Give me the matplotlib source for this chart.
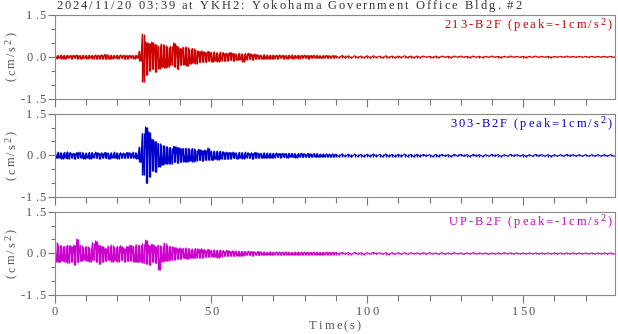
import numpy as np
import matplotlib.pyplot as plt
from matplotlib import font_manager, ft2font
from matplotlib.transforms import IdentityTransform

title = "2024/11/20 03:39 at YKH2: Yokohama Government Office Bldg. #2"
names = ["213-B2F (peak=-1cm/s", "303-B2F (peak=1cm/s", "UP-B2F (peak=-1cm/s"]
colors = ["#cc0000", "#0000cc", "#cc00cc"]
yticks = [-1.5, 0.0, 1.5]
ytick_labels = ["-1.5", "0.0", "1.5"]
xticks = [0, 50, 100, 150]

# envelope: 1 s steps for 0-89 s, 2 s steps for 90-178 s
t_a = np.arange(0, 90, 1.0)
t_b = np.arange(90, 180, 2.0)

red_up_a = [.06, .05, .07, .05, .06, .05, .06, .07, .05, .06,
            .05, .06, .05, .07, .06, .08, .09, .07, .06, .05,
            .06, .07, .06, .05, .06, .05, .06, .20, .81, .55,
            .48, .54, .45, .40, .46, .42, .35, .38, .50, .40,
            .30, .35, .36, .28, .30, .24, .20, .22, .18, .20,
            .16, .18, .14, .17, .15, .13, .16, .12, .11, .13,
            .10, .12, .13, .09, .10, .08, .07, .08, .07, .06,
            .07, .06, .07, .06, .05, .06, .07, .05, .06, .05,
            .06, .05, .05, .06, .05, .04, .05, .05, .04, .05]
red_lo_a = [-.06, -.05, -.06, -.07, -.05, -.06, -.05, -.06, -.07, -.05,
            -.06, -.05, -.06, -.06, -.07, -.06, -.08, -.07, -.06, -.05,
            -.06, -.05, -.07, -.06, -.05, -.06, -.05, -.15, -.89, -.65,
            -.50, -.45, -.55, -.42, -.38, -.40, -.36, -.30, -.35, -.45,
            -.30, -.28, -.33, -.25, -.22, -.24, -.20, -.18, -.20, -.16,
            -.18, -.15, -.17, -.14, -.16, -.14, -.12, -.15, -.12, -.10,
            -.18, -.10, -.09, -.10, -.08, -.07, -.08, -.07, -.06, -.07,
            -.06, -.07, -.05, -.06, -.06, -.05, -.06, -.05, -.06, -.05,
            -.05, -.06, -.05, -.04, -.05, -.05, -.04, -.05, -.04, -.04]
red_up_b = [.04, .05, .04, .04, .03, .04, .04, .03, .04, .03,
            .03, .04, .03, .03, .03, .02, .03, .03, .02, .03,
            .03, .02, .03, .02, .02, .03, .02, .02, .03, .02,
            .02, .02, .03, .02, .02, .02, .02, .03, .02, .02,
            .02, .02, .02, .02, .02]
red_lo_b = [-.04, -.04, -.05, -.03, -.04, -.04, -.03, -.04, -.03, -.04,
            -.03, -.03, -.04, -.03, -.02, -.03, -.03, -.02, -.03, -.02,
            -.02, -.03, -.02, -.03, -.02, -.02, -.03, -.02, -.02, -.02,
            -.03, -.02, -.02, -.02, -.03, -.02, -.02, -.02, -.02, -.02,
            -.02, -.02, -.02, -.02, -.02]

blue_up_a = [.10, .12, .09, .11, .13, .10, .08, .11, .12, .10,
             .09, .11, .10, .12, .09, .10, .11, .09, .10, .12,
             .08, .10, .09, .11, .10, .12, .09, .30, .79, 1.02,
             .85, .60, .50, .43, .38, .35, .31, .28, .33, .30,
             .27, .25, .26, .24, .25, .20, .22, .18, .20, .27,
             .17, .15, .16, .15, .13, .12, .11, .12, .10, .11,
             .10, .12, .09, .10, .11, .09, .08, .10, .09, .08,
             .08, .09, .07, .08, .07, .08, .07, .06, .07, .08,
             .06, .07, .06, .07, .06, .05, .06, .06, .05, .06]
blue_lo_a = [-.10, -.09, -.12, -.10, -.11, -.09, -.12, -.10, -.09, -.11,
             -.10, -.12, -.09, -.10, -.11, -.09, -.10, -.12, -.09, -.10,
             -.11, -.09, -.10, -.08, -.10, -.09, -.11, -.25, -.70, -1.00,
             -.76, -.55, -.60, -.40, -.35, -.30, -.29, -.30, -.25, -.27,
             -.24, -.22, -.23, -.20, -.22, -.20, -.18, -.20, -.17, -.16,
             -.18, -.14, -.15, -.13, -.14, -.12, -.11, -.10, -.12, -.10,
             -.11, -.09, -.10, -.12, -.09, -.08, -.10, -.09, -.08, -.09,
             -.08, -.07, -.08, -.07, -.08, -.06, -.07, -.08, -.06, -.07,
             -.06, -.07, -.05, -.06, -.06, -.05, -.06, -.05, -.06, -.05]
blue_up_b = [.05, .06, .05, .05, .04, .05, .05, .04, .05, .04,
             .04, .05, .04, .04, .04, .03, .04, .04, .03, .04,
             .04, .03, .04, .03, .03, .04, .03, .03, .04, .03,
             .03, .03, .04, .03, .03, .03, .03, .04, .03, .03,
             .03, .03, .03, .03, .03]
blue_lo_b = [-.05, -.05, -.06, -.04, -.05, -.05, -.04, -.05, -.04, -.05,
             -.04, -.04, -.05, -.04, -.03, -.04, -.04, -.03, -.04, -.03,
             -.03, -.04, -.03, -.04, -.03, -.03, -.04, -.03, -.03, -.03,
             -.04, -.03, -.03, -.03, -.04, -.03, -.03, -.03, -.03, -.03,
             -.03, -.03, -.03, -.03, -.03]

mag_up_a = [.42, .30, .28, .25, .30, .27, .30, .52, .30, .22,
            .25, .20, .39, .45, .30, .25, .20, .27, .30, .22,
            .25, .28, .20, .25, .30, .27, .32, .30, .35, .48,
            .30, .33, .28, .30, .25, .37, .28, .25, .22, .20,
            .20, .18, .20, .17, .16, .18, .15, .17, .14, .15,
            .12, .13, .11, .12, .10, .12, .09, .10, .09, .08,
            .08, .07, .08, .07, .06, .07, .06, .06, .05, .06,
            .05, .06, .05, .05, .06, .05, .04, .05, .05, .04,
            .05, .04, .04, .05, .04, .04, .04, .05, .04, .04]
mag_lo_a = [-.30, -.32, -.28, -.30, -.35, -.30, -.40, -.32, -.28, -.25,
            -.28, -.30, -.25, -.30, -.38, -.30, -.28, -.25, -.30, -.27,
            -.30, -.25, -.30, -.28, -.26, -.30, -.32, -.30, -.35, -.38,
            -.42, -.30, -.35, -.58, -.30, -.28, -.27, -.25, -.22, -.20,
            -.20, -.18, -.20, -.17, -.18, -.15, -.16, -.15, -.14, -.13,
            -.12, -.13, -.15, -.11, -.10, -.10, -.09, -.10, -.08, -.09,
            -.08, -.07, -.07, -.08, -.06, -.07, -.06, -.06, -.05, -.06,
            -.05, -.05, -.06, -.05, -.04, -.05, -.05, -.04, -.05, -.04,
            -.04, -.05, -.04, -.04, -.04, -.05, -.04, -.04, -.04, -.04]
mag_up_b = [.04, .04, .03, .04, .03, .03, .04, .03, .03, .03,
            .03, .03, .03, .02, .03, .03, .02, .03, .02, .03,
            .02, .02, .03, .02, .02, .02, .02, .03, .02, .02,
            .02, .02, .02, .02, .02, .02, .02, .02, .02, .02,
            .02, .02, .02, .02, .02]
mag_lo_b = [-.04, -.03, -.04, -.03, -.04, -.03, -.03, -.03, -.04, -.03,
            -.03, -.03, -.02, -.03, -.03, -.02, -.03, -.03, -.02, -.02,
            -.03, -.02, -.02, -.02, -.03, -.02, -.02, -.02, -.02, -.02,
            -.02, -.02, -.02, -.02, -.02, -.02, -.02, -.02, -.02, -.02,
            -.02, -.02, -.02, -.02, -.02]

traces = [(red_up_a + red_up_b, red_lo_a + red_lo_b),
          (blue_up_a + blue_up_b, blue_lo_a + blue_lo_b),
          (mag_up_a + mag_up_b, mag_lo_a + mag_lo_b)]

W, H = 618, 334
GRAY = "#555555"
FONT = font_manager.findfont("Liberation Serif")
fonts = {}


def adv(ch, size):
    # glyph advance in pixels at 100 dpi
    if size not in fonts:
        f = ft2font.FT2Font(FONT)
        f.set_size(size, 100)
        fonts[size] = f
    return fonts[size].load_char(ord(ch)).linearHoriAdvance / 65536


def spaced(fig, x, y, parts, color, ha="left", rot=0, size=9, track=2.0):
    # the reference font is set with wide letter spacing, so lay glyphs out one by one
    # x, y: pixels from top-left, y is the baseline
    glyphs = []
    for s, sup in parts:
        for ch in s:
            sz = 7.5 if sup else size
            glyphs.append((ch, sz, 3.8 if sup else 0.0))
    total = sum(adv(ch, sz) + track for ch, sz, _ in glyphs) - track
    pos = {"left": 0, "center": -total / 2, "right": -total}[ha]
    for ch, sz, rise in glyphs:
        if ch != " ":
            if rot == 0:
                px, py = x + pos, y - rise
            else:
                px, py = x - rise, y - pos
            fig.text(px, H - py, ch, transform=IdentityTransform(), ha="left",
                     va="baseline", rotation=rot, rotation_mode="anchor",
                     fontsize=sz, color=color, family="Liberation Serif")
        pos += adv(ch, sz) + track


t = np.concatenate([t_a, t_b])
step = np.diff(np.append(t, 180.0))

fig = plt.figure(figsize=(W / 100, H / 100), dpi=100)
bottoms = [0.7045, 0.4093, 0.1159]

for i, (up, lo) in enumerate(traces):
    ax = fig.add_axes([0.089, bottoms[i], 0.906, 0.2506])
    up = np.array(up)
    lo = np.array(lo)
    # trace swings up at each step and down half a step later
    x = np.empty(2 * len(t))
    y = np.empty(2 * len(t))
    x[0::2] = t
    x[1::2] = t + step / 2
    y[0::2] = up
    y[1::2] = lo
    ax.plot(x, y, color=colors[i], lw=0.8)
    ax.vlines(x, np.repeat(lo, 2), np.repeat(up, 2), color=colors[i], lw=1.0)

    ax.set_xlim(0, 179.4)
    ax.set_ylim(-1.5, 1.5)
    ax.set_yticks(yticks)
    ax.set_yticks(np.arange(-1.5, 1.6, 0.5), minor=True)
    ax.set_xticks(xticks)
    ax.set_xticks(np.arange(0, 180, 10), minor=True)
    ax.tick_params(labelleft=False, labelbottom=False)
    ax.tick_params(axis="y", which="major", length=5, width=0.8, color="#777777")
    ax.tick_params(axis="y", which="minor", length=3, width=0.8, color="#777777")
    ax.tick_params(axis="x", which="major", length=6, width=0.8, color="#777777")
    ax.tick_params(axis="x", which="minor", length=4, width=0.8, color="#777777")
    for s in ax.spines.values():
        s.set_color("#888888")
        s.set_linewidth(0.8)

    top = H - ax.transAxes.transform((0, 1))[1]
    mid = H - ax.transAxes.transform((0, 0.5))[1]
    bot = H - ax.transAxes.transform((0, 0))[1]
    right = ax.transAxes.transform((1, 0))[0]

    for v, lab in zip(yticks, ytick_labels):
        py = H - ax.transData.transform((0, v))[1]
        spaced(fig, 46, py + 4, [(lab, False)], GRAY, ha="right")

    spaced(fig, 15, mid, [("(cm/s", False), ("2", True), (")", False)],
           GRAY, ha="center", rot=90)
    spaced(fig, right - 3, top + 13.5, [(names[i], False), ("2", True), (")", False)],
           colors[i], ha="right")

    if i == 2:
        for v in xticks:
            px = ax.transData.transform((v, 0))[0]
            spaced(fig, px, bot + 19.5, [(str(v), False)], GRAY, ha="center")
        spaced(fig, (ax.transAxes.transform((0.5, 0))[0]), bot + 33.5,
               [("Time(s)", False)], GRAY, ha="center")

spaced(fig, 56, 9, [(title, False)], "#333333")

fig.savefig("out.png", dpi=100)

* * * *

• [WORK TO COMPLETE]:
Write out each line of the listing above, exactly, from its first line to the line holding "from matplotlib.transforms import", inclusive. Skip the pictures.

• [WRITTEN RESPONSE]:
Give me the matplotlib source for this chart.
import numpy as np
import matplotlib.pyplot as plt
from matplotlib import font_manager, ft2font
from matplotlib.transforms import IdentityTransform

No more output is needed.